§ **SUPPLIED INFORMATION**:

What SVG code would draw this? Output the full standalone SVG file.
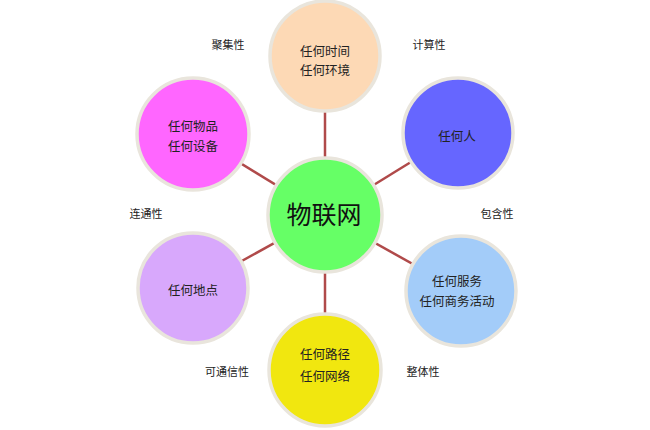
<svg xmlns="http://www.w3.org/2000/svg" width="650" height="430" viewBox="0 0 650 430">
<style>
.node{stroke:#E9E5DC;stroke-width:3.5}
.t{font-family:"Noto Sans CJK SC","Liberation Sans",sans-serif;font-size:12.5px;fill:#222;text-anchor:middle;dominant-baseline:central}
.lbl{font-family:"Noto Sans CJK SC","Liberation Sans",sans-serif;font-size:11px;fill:#222;text-anchor:middle;dominant-baseline:central}
.c{stroke:#B04A4A;stroke-width:2.5}
</style>
<rect width="650" height="430" fill="#fff"/>
<g id="connectors">
<line class="c" x1="325" y1="215" x2="325" y2="56"/>
<line class="c" x1="325" y1="215" x2="325" y2="370"/>
<line class="c" x1="325" y1="215" x2="193" y2="134"/>
<line class="c" x1="325" y1="215" x2="458" y2="133"/>
<line class="c" x1="325" y1="215" x2="193" y2="288"/>
<line class="c" x1="325" y1="215" x2="461" y2="291"/>
</g>
<g id="node-top">
<circle class="node" cx="325" cy="56" r="55" fill="#FDD9B5"/>
<text class="t" x="325" y="50">任何时间</text>
<text class="t" x="325" y="69">任何环境</text>
</g>
<g id="node-center">
<circle class="node" cx="325" cy="215" r="57" fill="#66FF66"/>
<text class="t" x="324" y="213" style="font-size:25px;fill:#111">物联网</text>
</g>
<g id="node-magenta">
<circle class="node" cx="193" cy="134" r="56" fill="#FF66FF"/>
<text class="t" x="193" y="125">任何物品</text>
<text class="t" x="193" y="145">任何设备</text>
</g>
<g id="node-blue">
<circle class="node" cx="458" cy="133" r="55" fill="#6666FF"/>
<text class="t" x="457" y="135">任何人</text>
</g>
<g id="node-lavender">
<circle class="node" cx="193" cy="288" r="55" fill="#D8A8FC"/>
<text class="t" x="193" y="289">任何地点</text>
</g>
<g id="node-lightblue">
<circle class="node" cx="461" cy="291" r="55" fill="#A3CCF9"/>
<text class="t" x="457" y="280">任何服务</text>
<text class="t" x="457" y="300">任何商务活动</text>
</g>
<g id="node-yellow">
<circle class="node" cx="325" cy="370" r="56" fill="#F1E70F"/>
<text class="t" x="325" y="353">任何路径</text>
<text class="t" x="325" y="375">任何网络</text>
</g>
<g id="labels">
<text class="lbl" x="228" y="44">聚集性</text>
<text class="lbl" x="429" y="44">计算性</text>
<text class="lbl" x="146" y="213">连通性</text>
<text class="lbl" x="497" y="213">包含性</text>
<text class="lbl" x="227" y="371">可通信性</text>
<text class="lbl" x="423" y="371">整体性</text>
</g>
</svg>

§ **BRIEF**:
Leave out the pictures and print every line of the data exactly.

§ **SOLVED PROBLEM**:
What SVG code would draw this? Output the full standalone SVG file.
<svg xmlns="http://www.w3.org/2000/svg" width="650" height="430" viewBox="0 0 650 430">
<style>
.node{stroke:#E9E5DC;stroke-width:3.5}
.t{font-family:"Noto Sans CJK SC","Liberation Sans",sans-serif;font-size:12.5px;fill:#222;text-anchor:middle;dominant-baseline:central}
.lbl{font-family:"Noto Sans CJK SC","Liberation Sans",sans-serif;font-size:11px;fill:#222;text-anchor:middle;dominant-baseline:central}
.c{stroke:#B04A4A;stroke-width:2.5}
</style>
<rect width="650" height="430" fill="#fff"/>
<g id="connectors">
<line class="c" x1="325" y1="215" x2="325" y2="56"/>
<line class="c" x1="325" y1="215" x2="325" y2="370"/>
<line class="c" x1="325" y1="215" x2="193" y2="134"/>
<line class="c" x1="325" y1="215" x2="458" y2="133"/>
<line class="c" x1="325" y1="215" x2="193" y2="288"/>
<line class="c" x1="325" y1="215" x2="461" y2="291"/>
</g>
<g id="node-top">
<circle class="node" cx="325" cy="56" r="55" fill="#FDD9B5"/>
<text class="t" x="325" y="50">任何时间</text>
<text class="t" x="325" y="69">任何环境</text>
</g>
<g id="node-center">
<circle class="node" cx="325" cy="215" r="57" fill="#66FF66"/>
<text class="t" x="324" y="213" style="font-size:25px;fill:#111">物联网</text>
</g>
<g id="node-magenta">
<circle class="node" cx="193" cy="134" r="56" fill="#FF66FF"/>
<text class="t" x="193" y="125">任何物品</text>
<text class="t" x="193" y="145">任何设备</text>
</g>
<g id="node-blue">
<circle class="node" cx="458" cy="133" r="55" fill="#6666FF"/>
<text class="t" x="457" y="135">任何人</text>
</g>
<g id="node-lavender">
<circle class="node" cx="193" cy="288" r="55" fill="#D8A8FC"/>
<text class="t" x="193" y="289">任何地点</text>
</g>
<g id="node-lightblue">
<circle class="node" cx="461" cy="291" r="55" fill="#A3CCF9"/>
<text class="t" x="457" y="280">任何服务</text>
<text class="t" x="457" y="300">任何商务活动</text>
</g>
<g id="node-yellow">
<circle class="node" cx="325" cy="370" r="56" fill="#F1E70F"/>
<text class="t" x="325" y="353">任何路径</text>
<text class="t" x="325" y="375">任何网络</text>
</g>
<g id="labels">
<text class="lbl" x="228" y="44">聚集性</text>
<text class="lbl" x="429" y="44">计算性</text>
<text class="lbl" x="146" y="213">连通性</text>
<text class="lbl" x="497" y="213">包含性</text>
<text class="lbl" x="227" y="371">可通信性</text>
<text class="lbl" x="423" y="371">整体性</text>
</g>
</svg>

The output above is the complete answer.